“Do you think this is a game?”
That’s a cliché of choice, for both taciturn parents and blustery rappers alike. It communicates an obvious truth—real life is not fictional, imaginary, or inconsequential. It is, by definition, not a game.
But I’ve always thought that
rhetorical device is a little bit unfair.
Because first of all, let’s be honest—as Americans, we love games. We love professional sports, gambling, and video games. Many of us even love making up our own games on the spot, Calvin-and-Hobbes style.
So to say, “This isn’t a game,” as if to say, this is something important, is kind of reductive and maybe even ignorant. Because games are important; if they weren’t, we wouldn’t spend so much time on them. They can be learning devices—how many of us got our first taste of capitalist bloodlust playing Monopoly?—or vehicles of self-expression (think customized video game avatars), community-building (pickup basketball in the street), or the social lubricant that makes business possible (taking clients out for golf or paintball).
Games are so ingrained in our culture that we take our cues from them, linguistically and thematically. That’s why a good business proposal is a “slam dunk,” or someone successful is known as a “gamer.” It should be no surprise, then, that even the Apostle Paul used gaming metaphors. In 1 Corinthians 9, he compared discipleship to preparing for a big race.
Games are so ingrained in our culture that we take our cues from them.
Not being a marathon runner, I’ve never particularly resonated with that one. But my favorite gaming metaphor comes from board games.
See, many of the best board games take a while to learn. There are usually complicated sets of rules, full of cards, figurines, currencies, modifiers, et cetera. Sometimes when I’m learning from someone who knows how to play, they might start delving into the intricacies of gameplay strategy before they’ve laid out even the most basic ground rules, and I often find myself interrupting with a hugely important question:
“Excuse me, but what’s the ultimate goal here?”
Sometimes it feels rude, but I have to ask. Because no matter how many times you tell me how many hit points something is worth, or how many resources it takes to build that thing, none of it will stick in my head unless I can orient each choice, action, or counter-action toward a specific goal that functions as the point of the game. And I like to learn that thing first, because I know that later when I’m in the thick of things, I’ll need to remind myself of the main goal in order to plan my strategy.
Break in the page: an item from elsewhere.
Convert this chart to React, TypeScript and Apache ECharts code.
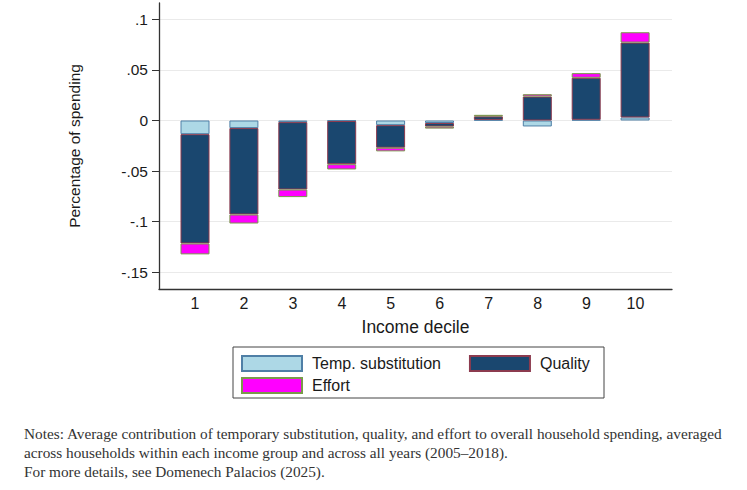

So if I’m playing, for example, Ticket to Ride, I have to remember to connect my trains to my destinations; if I don’t fulfill that mission, it doesn’t matter how many trains I’ve laid down or how many cards I have in my hand. Connecting those destinations is the key to winning the game; the rest is just details.
The rest is just details.
I think that is why Jesus boiled down the Ten Commandments into two—he understood that the human life is full of really important, necessary things that can distract us from our calling. Getting an education, raising children, pastoring a church, starting or running a business—these are all important pursuits, things that we can do to honor God by reflecting his attributes and building his kingdom.
But we should never lose sight of our ultimate goal as Christians, which is, essentially, to love God and love other people. That’s the main thing. The rest is just details.
So winning at the game of life (as opposed to The Game of LIFE™) requires a strategy best expressed by singer and songwriter Scott Krippayne: “The main thing is to keep the main thing the main thing.”